Monitoring the health of coral reefs has been identified as a major priority, both in the United States and internationally. The application of GIS provides managers and researchers with an invaluable tool to address fundamental scientific and management questions concerning the past, present, and future status of Hawaii's coral reefs. A major shortcoming of existing systems has been a disconnect between the extensive spatial data and bibliographic information and historical data available from a wide range of sources. Whenever a question arises in a given geographic area, the researcher or manager must uncover all relevant information for that area. Thus, there is a critical need to quickly and effectively identify and access pertinent scientific literature within a given spatial framework.
Defining the Problem
Scattered reports, files, and bibliographies can contain vital information on various aspects of coral reefs. Much of the information is found in "gray" literature reports that are not cited in standard literature and are rarely disseminated to the larger scientific community. Electronic bibliographies using different search engines and formats exist in a variety of noncompatible systems, but there is no single tool that allows for a simple search based on a specific geographic location in Hawaii's coral reef and near-shore ecosystems. This situation makes any in-depth review of the literature for a given site in Hawaii time-consuming and far from cost-effective.

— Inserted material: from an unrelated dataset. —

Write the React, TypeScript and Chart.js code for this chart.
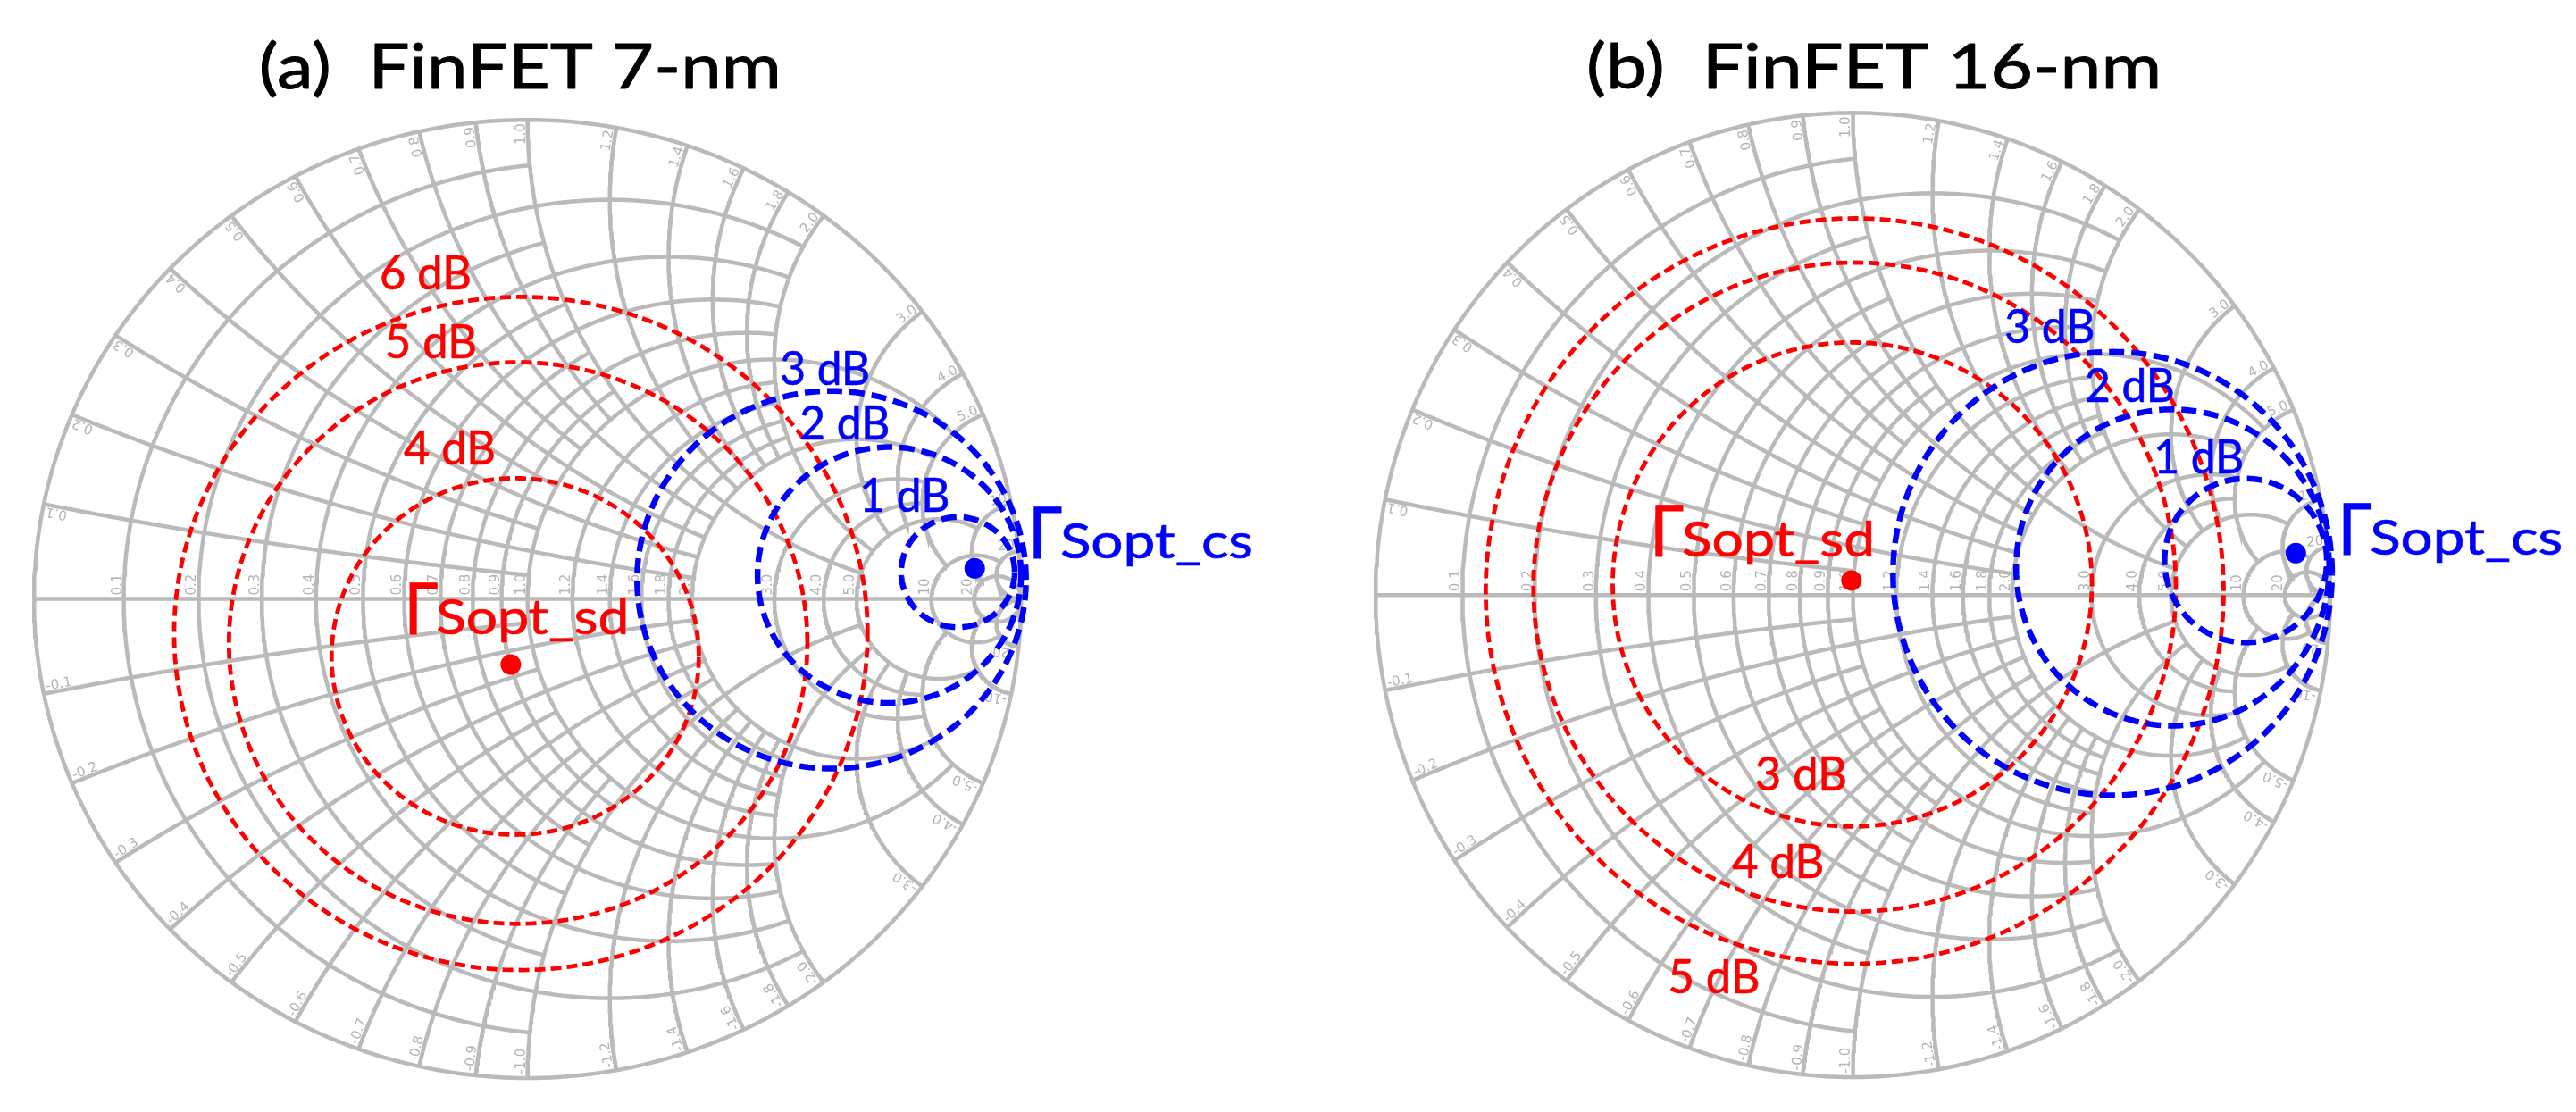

Biologists at the USFWS office use ArcView 3.x to analyze environmental data for various near-shore regimes surrounding the islands of Hawaii. Nonspatial data is maintained in Microsoft Access. Locating supporting literature for studies and evaluation of specific areas requires that biologists perform time-consuming literature searches and visit many offices, libraries, and organizations to access the identified materials. A group of concerned biologists and librarians decided to develop a management tool that would simplify this process. Because one of the constraints adopted for the project was that the new system would use software that staff were already familiar with and had ready access to, this meant finding a solution that took advantage of the features of Microsoft Access and ArcView 3.x.
A successful solution would provide
To address the problem, a multifunctional database was developed that merges coral reef bibliographic references with the metadata from environmental datasets. This demonstration project focused on the Island of Oahu because considerable data--well-defined monitoring sites and literature--was readily available for this area. However, the database can be expanded to include other islands of Hawaii and the Pacific to support other federal and international conservation management concerns. Four types of datasets were developed for this project.
Shapefiles and location names for the Island of Oahu were obtained from the Hawaii Statewide GIS Program Web site (www.state.hi.us/dbedt/gis/). Tables were developed that contain bibliographic citations, metadata information, and map location names. A table was also created that allows for one-to-many linking so that ArcView 3.x could identify single records that referenced more than one location.
Relational tables and search forms was developed in Microsoft Access 2000. The tables contain related information for bibliographic citations, bibliographic record information, and map location names. The forms let users search for and edit existing data and input new data. Periodically, the database is exported in dBASE (DBF) format and used to update ArcView 3.x.
The citations, abstracts, and comments commonly used by USFWS biologists come in a variety of formats--HTML, word processing, and print. Consolidating this information into a centralized database greatly simplified the identification process for biologists and managers. When available, comments from local biologists were added to the records.